Koncert; drama, Croatia, 1954; D: Branko Belan, S: Nada Škrinjar, Viktor Bek, Branko Špoljar, Miroslav Petrović, Mirna Stopić
Zagreb. A group of music students arrives at a Kaptol apartment and bring a piano with them, where they find the former piano player Ema, now reclusive. Her story: in 1 9 1 4, Ema is a little girl and likes to play the piano of the store owner for employs her mother, the cleaning lady. As the news of the assassination of Archduke Franz Ferdinand spreads, the store owner sells the piano, Ema wants to stop the sale, but people accidentally drop the piano on her, breaking her hip and leaving her with a limp... 1 9 2 2. Ema plays a piano and is spotted by piano teacher Berislav across the next building, but since she limps, she decides to not go on a date with him... 1 9 2 9. Ema and a band of three other musicians is summoned during a rainy night to play after the wedding of Jurica and Greta, but one of the guests bought a radio so he doesn't want to waste money on live music... 1 9 4 1. During World War II, Ema spots Berislav being chased and shot by the Ustashe. Back in present, Ema collapses on the piano.
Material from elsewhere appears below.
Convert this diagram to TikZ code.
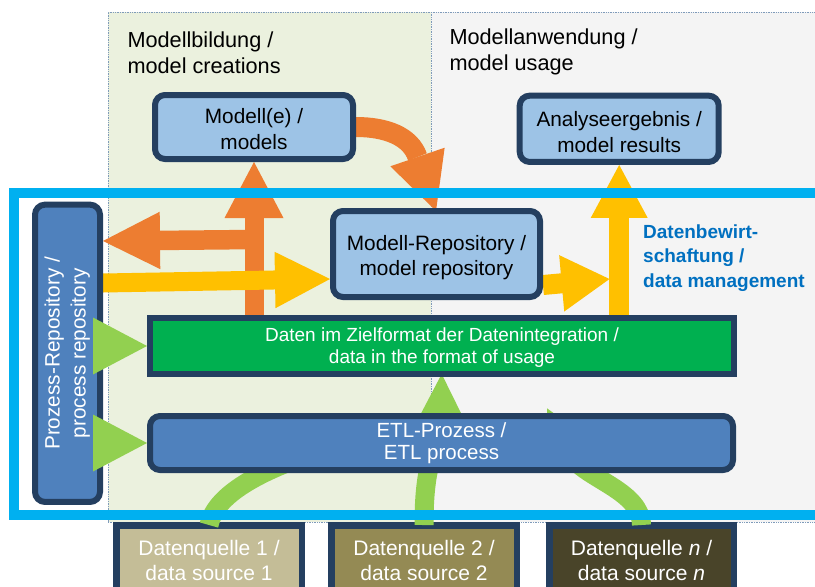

Included in a film critics' poll as one of the 10 best Croatian films of all time, Branko Belan's "The Concert" is still a notch below all this hype, dazzling more with its modern style of flashbacks, but underwhelming in its drama parts and emotions. Told as a series of four flashbacks in the life of a tragic piano player, Ema (a solid Nada Skrinjar), the movie is surprising in denying Ema her due as the main protagonist, and instead pushes her in the background, only as a passive observer of events, until the viewers feel as if she is the supporting character in her own lifestory. This imbalance wrecks "The Concert". The director Belan has a sense for some fine directed moments: for instance, when Ema, as a little girl, observes a newspaper reporter typing on the typewriter, there is an association dissolve to a scene of two hands playing the piano keyboard. In another story, while limping slightly, the grown-up Ema spots a disabled man, barely walking with a cane on the streets holding on to the hand of another man, while later the camera zooms in to a close up of a random woman observing the limping Ema in the same pitiful manner, whereby the movie says everything the viewers need to know about why she would all of a sudden be ashamed to go on a date with Berislav. The best sequence is the one in the fourth story, where Ema is in a bar, observing a singer and a piano player, the camera zooms in on Ema's face and then there is a flashback to a brilliantly directed sequence of her playing the piano on stage at the national theater, wearing a wedding dress, imagining all the people she knew from her life to be in the audience. The leitmotive of a piano influencing her life and emotional state throughout her lifetime is clever and well made, implying the fatalism of destiny, yet overall one wishes Ema was the leading catalyst of the story, and not just the mechanical toy of this fatalism, whereas some random moments of episodic characters lead nowhere (for instance, Edmund, convicted of embezzlement, or his deranged father, a retired military official, committing suicide in the bathtub).